Exercise objective: Pull every line containing the word "this" from the records.

Records shown:
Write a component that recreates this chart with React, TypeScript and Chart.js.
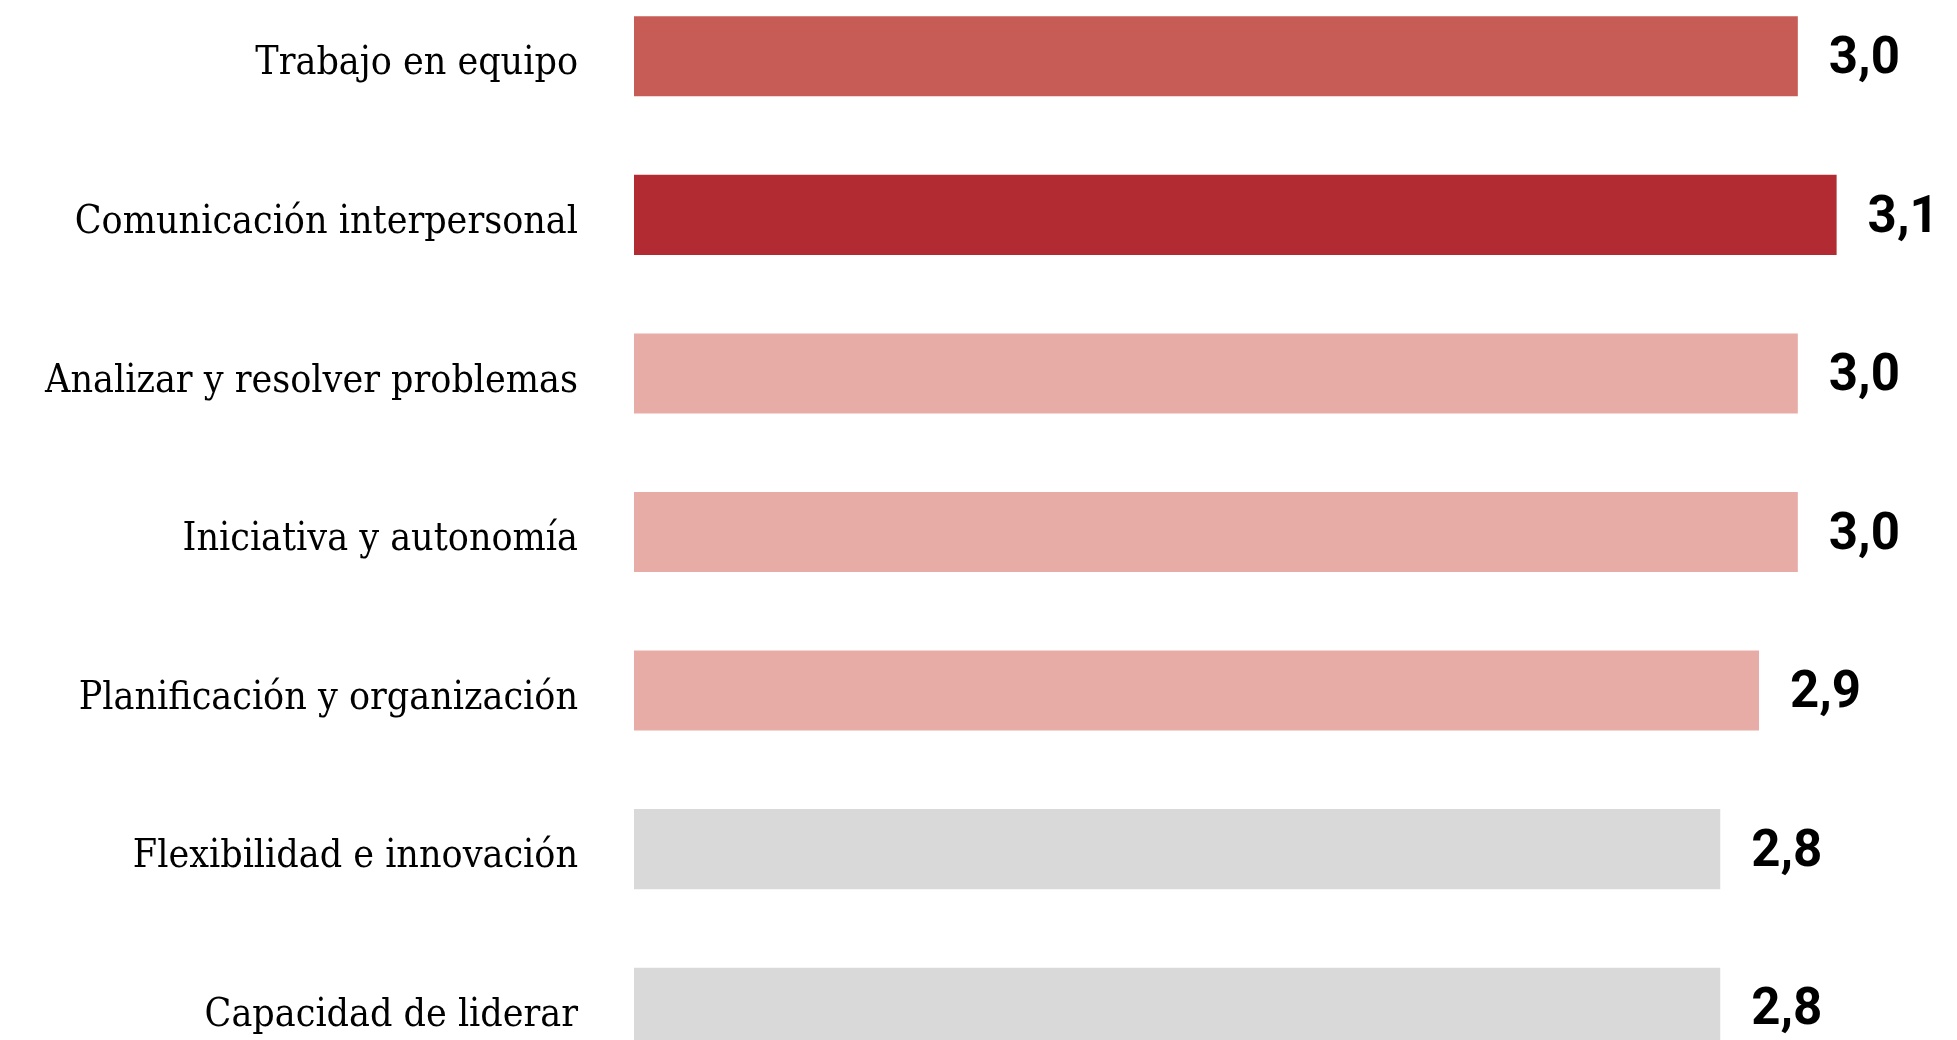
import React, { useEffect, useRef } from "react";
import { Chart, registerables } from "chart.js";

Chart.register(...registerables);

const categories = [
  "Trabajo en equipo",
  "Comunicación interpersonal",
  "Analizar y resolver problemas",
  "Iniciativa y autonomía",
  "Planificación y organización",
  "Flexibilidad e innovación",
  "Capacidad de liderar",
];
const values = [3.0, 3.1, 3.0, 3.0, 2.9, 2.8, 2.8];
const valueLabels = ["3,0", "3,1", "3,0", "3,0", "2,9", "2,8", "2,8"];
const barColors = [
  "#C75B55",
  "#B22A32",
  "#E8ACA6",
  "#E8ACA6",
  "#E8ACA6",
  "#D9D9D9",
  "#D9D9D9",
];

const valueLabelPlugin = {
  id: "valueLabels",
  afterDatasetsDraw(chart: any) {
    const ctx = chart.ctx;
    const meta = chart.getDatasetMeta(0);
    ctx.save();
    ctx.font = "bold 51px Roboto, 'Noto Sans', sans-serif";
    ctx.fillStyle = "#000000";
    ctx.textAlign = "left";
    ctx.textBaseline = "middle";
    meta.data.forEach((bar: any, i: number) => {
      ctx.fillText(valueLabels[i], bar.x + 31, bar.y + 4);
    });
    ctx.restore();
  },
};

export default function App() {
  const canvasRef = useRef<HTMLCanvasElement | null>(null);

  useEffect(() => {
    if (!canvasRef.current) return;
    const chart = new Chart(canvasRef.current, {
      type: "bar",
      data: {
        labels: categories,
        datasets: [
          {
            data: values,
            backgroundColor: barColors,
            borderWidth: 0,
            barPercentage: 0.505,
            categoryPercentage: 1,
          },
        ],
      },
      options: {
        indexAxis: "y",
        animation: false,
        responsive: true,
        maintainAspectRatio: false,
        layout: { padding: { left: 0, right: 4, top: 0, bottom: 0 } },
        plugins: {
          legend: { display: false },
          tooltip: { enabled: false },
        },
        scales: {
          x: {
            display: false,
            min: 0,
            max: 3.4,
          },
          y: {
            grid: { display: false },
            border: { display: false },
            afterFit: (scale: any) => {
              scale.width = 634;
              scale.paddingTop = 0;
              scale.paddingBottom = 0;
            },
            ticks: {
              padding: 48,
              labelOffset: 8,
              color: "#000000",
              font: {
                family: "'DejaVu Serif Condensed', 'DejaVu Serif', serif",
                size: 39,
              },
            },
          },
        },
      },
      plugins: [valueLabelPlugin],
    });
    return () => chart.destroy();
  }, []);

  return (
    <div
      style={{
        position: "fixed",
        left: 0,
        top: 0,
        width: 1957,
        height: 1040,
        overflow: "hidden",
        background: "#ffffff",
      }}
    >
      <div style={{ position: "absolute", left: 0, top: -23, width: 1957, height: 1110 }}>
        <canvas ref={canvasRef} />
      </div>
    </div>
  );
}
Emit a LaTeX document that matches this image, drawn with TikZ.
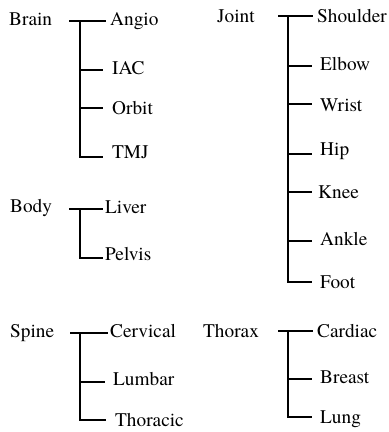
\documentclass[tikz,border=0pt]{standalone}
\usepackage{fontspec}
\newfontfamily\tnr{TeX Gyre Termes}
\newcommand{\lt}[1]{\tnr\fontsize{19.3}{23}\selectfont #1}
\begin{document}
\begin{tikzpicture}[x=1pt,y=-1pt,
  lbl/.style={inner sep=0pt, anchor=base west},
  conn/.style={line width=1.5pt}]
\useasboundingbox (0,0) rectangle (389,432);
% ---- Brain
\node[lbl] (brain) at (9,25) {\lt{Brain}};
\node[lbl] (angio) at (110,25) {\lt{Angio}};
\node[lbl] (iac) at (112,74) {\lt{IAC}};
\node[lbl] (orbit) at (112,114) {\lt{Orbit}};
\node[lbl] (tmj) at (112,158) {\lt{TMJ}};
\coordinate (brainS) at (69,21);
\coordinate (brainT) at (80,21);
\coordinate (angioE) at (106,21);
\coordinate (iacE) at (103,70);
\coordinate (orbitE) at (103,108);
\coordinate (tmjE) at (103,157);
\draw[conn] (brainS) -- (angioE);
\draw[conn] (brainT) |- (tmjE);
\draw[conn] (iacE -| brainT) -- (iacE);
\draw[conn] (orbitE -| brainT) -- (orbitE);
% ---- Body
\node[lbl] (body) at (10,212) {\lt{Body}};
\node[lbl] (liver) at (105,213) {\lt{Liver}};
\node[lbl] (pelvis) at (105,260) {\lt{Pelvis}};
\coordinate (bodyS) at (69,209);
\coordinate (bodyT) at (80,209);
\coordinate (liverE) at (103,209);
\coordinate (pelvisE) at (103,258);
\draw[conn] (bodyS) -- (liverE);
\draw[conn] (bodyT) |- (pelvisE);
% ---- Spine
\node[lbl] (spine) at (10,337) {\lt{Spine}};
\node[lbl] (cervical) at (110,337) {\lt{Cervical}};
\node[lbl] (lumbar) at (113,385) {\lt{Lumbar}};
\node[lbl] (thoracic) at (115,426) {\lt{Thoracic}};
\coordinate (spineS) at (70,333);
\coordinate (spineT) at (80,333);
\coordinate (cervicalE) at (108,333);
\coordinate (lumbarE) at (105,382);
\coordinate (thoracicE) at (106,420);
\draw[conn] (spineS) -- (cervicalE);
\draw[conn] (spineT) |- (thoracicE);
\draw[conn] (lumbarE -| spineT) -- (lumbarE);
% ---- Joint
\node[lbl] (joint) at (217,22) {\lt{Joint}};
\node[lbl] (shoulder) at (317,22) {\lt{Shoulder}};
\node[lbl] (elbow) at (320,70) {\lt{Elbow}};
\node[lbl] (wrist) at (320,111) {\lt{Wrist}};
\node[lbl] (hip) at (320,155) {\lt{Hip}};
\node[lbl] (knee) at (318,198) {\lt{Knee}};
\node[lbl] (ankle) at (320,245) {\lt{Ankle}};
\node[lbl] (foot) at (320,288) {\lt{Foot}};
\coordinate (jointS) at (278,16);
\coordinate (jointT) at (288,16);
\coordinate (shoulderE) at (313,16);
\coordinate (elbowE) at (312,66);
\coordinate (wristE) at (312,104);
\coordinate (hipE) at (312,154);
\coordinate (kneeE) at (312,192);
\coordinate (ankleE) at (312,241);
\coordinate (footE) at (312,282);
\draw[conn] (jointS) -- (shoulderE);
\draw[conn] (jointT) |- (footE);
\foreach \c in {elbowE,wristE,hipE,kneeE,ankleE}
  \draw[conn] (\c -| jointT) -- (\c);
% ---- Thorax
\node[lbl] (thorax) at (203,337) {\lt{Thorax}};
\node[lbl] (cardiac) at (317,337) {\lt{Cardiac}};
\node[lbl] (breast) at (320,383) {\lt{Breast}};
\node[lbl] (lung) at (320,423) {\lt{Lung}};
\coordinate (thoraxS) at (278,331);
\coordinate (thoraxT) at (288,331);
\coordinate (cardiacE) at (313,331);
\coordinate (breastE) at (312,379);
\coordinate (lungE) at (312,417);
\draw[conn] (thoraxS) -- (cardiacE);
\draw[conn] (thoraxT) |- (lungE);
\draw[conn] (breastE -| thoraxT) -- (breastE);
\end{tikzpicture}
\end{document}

Problem solution:
Write a component that recreates this chart with React, TypeScript and Chart.js.
Emit a LaTeX document that matches this image, drawn with TikZ.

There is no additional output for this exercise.